Change is a hard thing and I think there is a misperception about what has to change in recovery. Way back in 1955, Dr. Ruth Fox recognized that an alcoholic was someone who “from his first introduction to beverage alcohol, uses it as an aid to adjust to his environment.” That’s why simply taking the bat out of the alcoholic’s hands isn’t going to work very often. Sobriety comes from building a life, maybe re-building a life, that doesn’t require drinking to navigate. That’s a very different order with a very different timeline and a very different process. Telling someone over and over again that they need to stop drinking, can’t they see what it is doing to their life, to the lives of the people who love them? Yes, we can see all of that and it just makes us want to drink some more.

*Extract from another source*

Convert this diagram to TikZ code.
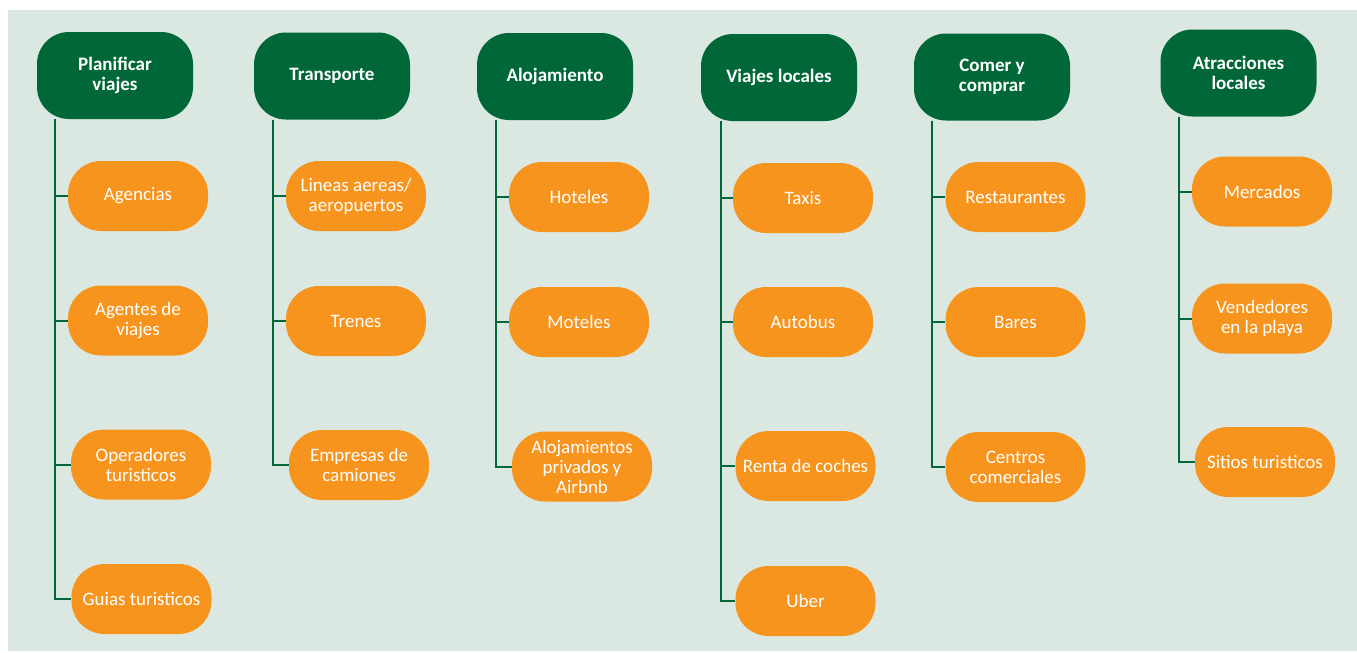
\documentclass[tikz,border=0pt]{standalone}
\usepackage{fontspec}
\setmainfont{Carlito}
\usepackage{xcolor}
\usepackage{tikz}
\usetikzlibrary{positioning}

\definecolor{hdrgreen}{RGB}{0,104,56}
\definecolor{boxorange}{RGB}{247,148,30}
\definecolor{bgmint}{RGB}{218,232,225}

\begin{document}
\begin{tikzpicture}[x=1pt, y=-1pt,
        hdr/.style={fill=hdrgreen, text=white, rounded corners=32pt, minimum width=156pt, minimum height=87pt, align=center, inner sep=2pt, font=\fontsize{19}{20}\selectfont\bfseries},
        item/.style={fill=boxorange, text=white, rounded corners=33pt, minimum width=140pt, minimum height=70pt, align=center, inner sep=2pt, font=\fontsize{19}{20}\selectfont},
        conn/.style={draw=hdrgreen, line width=2pt}
    ]
    \useasboundingbox (0,0) rectangle (1357,653);
    \fill[bgmint] (8,10) rectangle (1357,651);

    % --- Planificar viajes ---
    \node[hdr] (P) at (115,75.5) {Planificar\\viajes};
    \node[item] (P1) at (138,196) {Agencias};
    \node[item] (P2) at (138,320.5) {Agentes de\\viajes};
    \node[item] (P3) at (141,464.5) {Operadores\\turisticos};
    \node[item] (P4) at (141.5,599) {Guias turisticos};
    \foreach \c in {P1,P2,P3,P4}
        \draw[conn] ([xshift=18pt]P.south west) |- (\c.west);

    % --- Transporte ---
    \node[hdr] (T) at (332,76) {Transporte};
    \node[item] (T1) at (356,196) {Lineas aereas/\\aeropuertos};
    \node[item] (T2) at (356,321) {Trenes};
    \node[item] (T3) at (359,465) {Empresas de\\camiones};
    \foreach \c in {T1,T2,T3}
        \draw[conn] ([xshift=19pt]T.south west) |- (\c.west);

    % --- Alojamiento ---
    \node[hdr] (A) at (555,76.5) {Alojamiento};
    \node[item] (A1) at (579,197) {Hoteles};
    \node[item] (A2) at (579,322) {Moteles};
    \node[item] (A3) at (582,466.5) {Alojamientos\\privados y\\Airbnb};
    \foreach \c in {A1,A2,A3}
        \draw[conn] ([xshift=19pt]A.south west) |- (\c.west);

    % --- Viajes locales ---
    \node[hdr] (V) at (779,77.5) {Viajes locales};
    \node[item] (V1) at (803,198) {Taxis};
    \node[item] (V2) at (803,322) {Autobus};
    \node[item] (V3) at (805.5,466) {Renta de coches};
    \node[item] (V4) at (805.5,601) {Uber};
    \foreach \c in {V1,V2,V3,V4}
        \draw[conn] ([xshift=20pt]V.south west) |- (\c.west);

    % --- Comer y comprar ---
    \node[hdr] (C) at (992,77) {Comer y\\comprar};
    \node[item] (C1) at (1015.5,197) {Restaurantes};
    \node[item] (C2) at (1015.5,322) {Bares};
    \node[item] (C3) at (1015.5,467) {Centros\\comerciales};
    \foreach \c in {C1,C2,C3}
        \draw[conn] ([xshift=18pt]C.south west) |- (\c.west);

    % --- Atracciones locales ---
    \node[hdr] (L) at (1238.5,73) {Atracciones\\locales};
    \node[item] (L1) at (1262,191.5) {Mercados};
    \node[item] (L2) at (1262,318.5) {Vendedores\\en la playa};
    \node[item] (L3) at (1265,462) {Sitios turisticos};
    \foreach \c in {L1,L2,L3}
        \draw[conn] ([xshift=19pt]L.south west) |- (\c.west);

\end{tikzpicture}
\end{document}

Holding my eyes open to consequences wasn’t how I got sober. I got sober when I realized the equation of my life, even with alcohol involved, no longer produced valid results. Maybe that’s the mathematical “jumping-off place,” and it does impel a choice. I finally had the right mix of desperation, grief, exhaustion, despair and hope to let my life start changing. I said it that way on purpose, because it began by simply being willing to believe there was a force in the Universe that might be capable of restoring me to sanity. If there was courage involved, it was in opening that door and letting whatever was going to happen next, happen. And then letting the thing after that happen, too. I started to see that a life focused on aligning myself with this mysterious, indescribable force worked out way better than the one I used to run.
That’s how I got sober. I end every one of these gratitude lists with “I’m grateful to be sober today,” because I am. Saying that reminds me to be grateful for a life that doesn’t compel drinking anymore. I think every time I say that, the reign of the crazy king who loved Sauvignon Blanc and sowed chaos and dysfunction throughout the realm, recedes farther from view. The prospect of him returning from exile seems more remote every day—not impossible by any stretch, but less likely for sure. He gets farther away, becomes more irrelevant, because the life I’m building just doesn’t need the only thing he really ever had to offer.